As we continued walking, waiting for the next driver to appear, I thought about how I would react seeing a woman with a dog waving at me at first thing in the morning. Which driver type would I be?

The more I thought about this, the more I realized that at different times in my life, I would have been any of the first four. I was hardly old enough to be in the Grumpy Old Man category, so that one was discarded, leaving me somewhere between drivers 2 and 3.

With no 4th car yet in sight, I began trying to stall, knowing when Creation puts a situation in front of me, and I posit a response, if there is a grand pause in the action I have likely come up with the wrong answer.

Which driver would I be?

In the deafening silence, the answer was clear.

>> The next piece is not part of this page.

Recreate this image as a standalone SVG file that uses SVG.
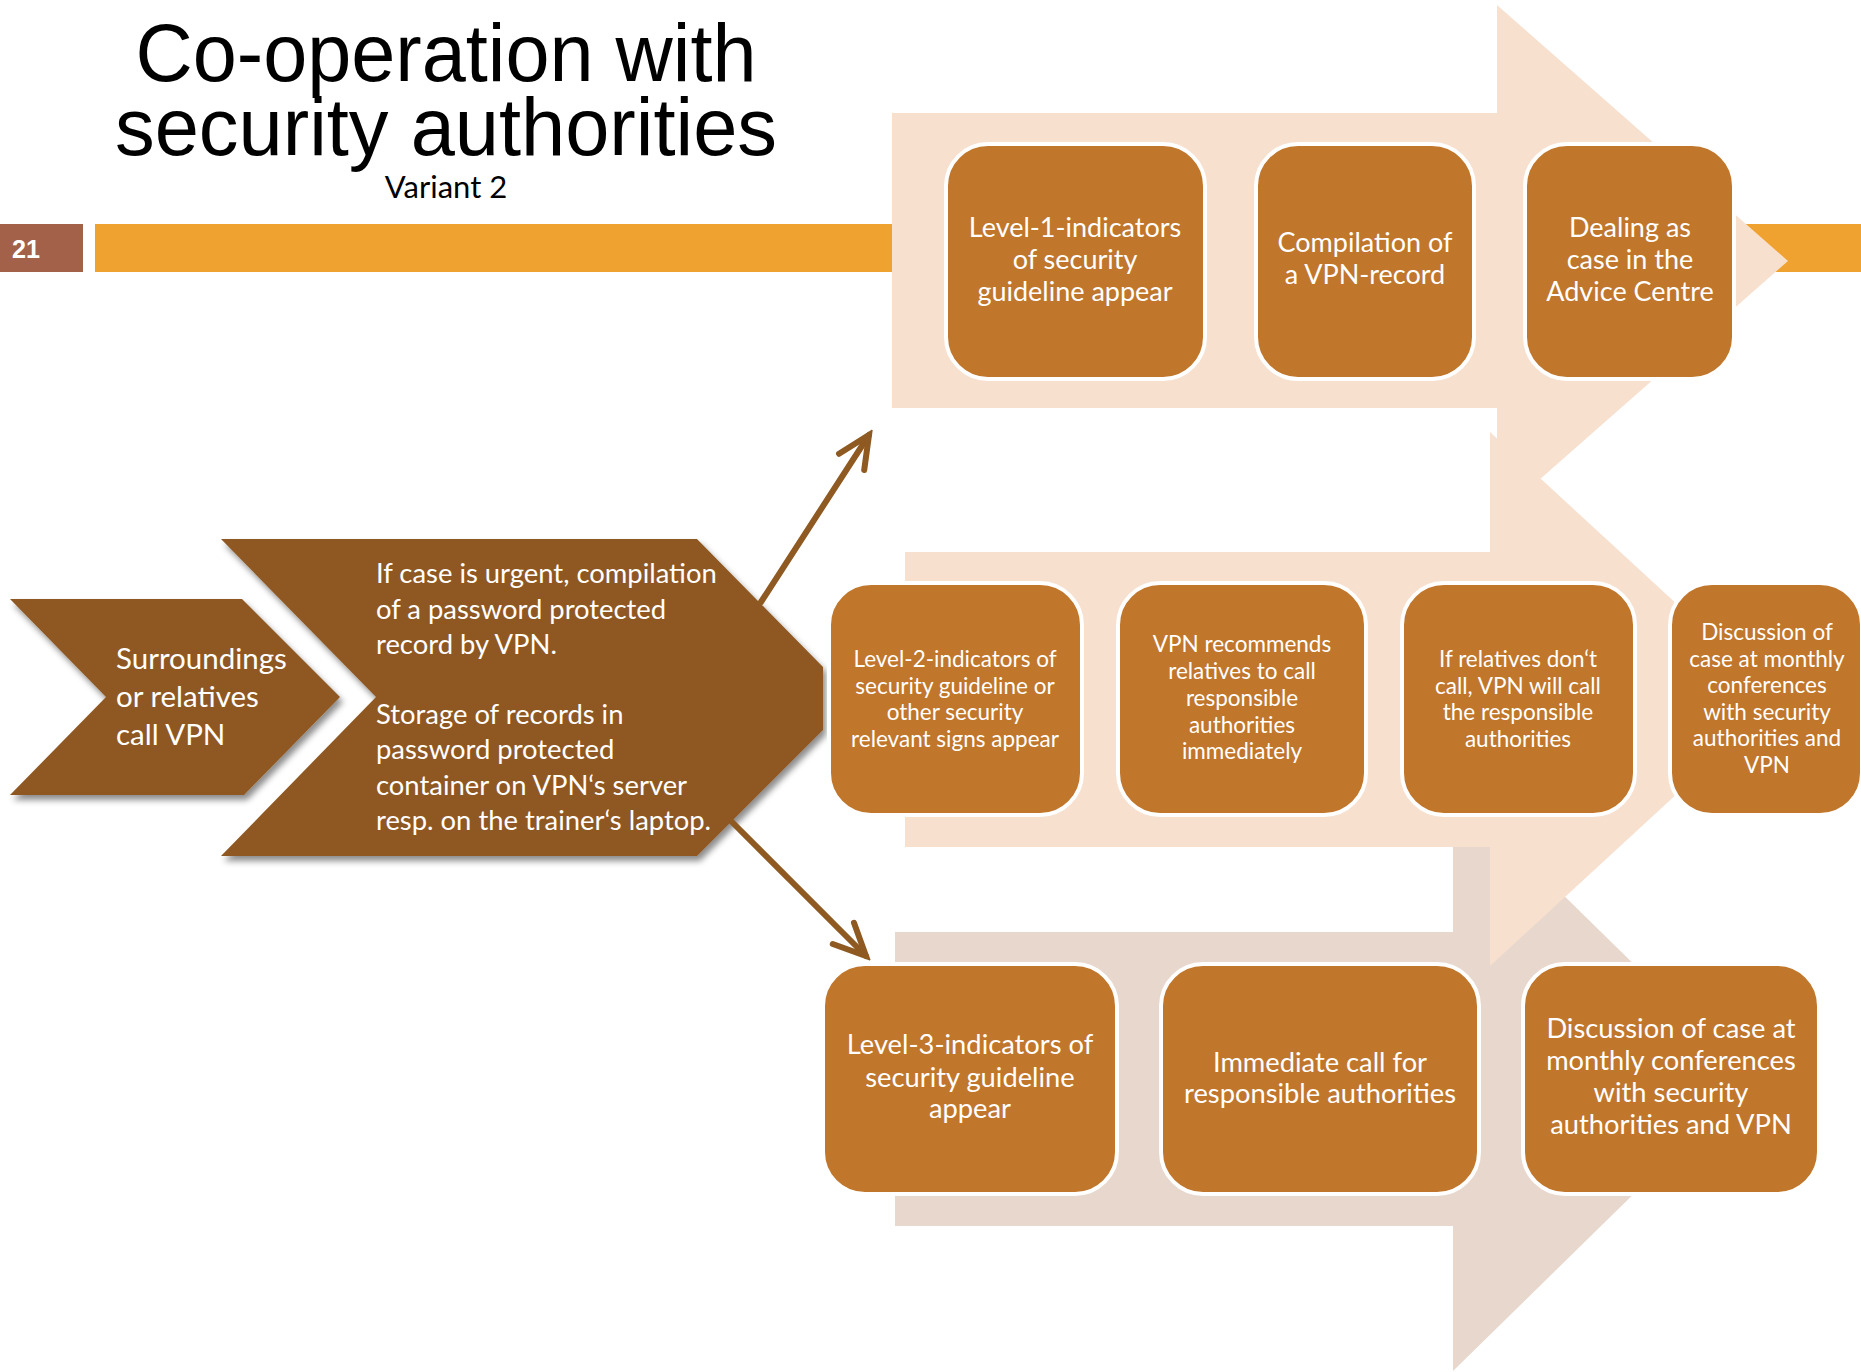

On any given day, I was all of the first four types—in a hurry, only noticing what I want to see, thrilled with getting attention, and I sometimes made assumptions not putting the entire situation in context. Really, Creation—it’s only 6.30 am. Can’t you give me a break?

There was still no 4th car in sight, so I had to deal with the obvious implication. The driver responses to my waving were clearly a metaphor for my life; it had to be the Grumpy Old Man category. The only one I discounted.

So, I recapped. The Grumpy Old Men slowed down but didn’t swerve or stop; they took the time they needed. The Grumpy Old Men held eye contract, letting me know beyond any doubt they saw me. And when I was close enough to see it, The Grumpy Old Men, in their own subtle vernacular, waved back. Only when I was safely behind them, did they continue on their way.

There it was. It’s never what you think. Don’t you just hate when you miss the obvious?

Grumpy Old Men were a perfect example of mindfulness.

Mindfulness: the basic human ability to be fully present, aware of where we are and what we’re doing, and not overly reactive or overwhelmed by what’s going on around us.

I had experienced the Grumpy Old Man response to my waving for years, and never, ever, in that time had I considered it had something to teach me.

Okay, Creation, I hear you. I better redouble my efforts and practice noticing and being present.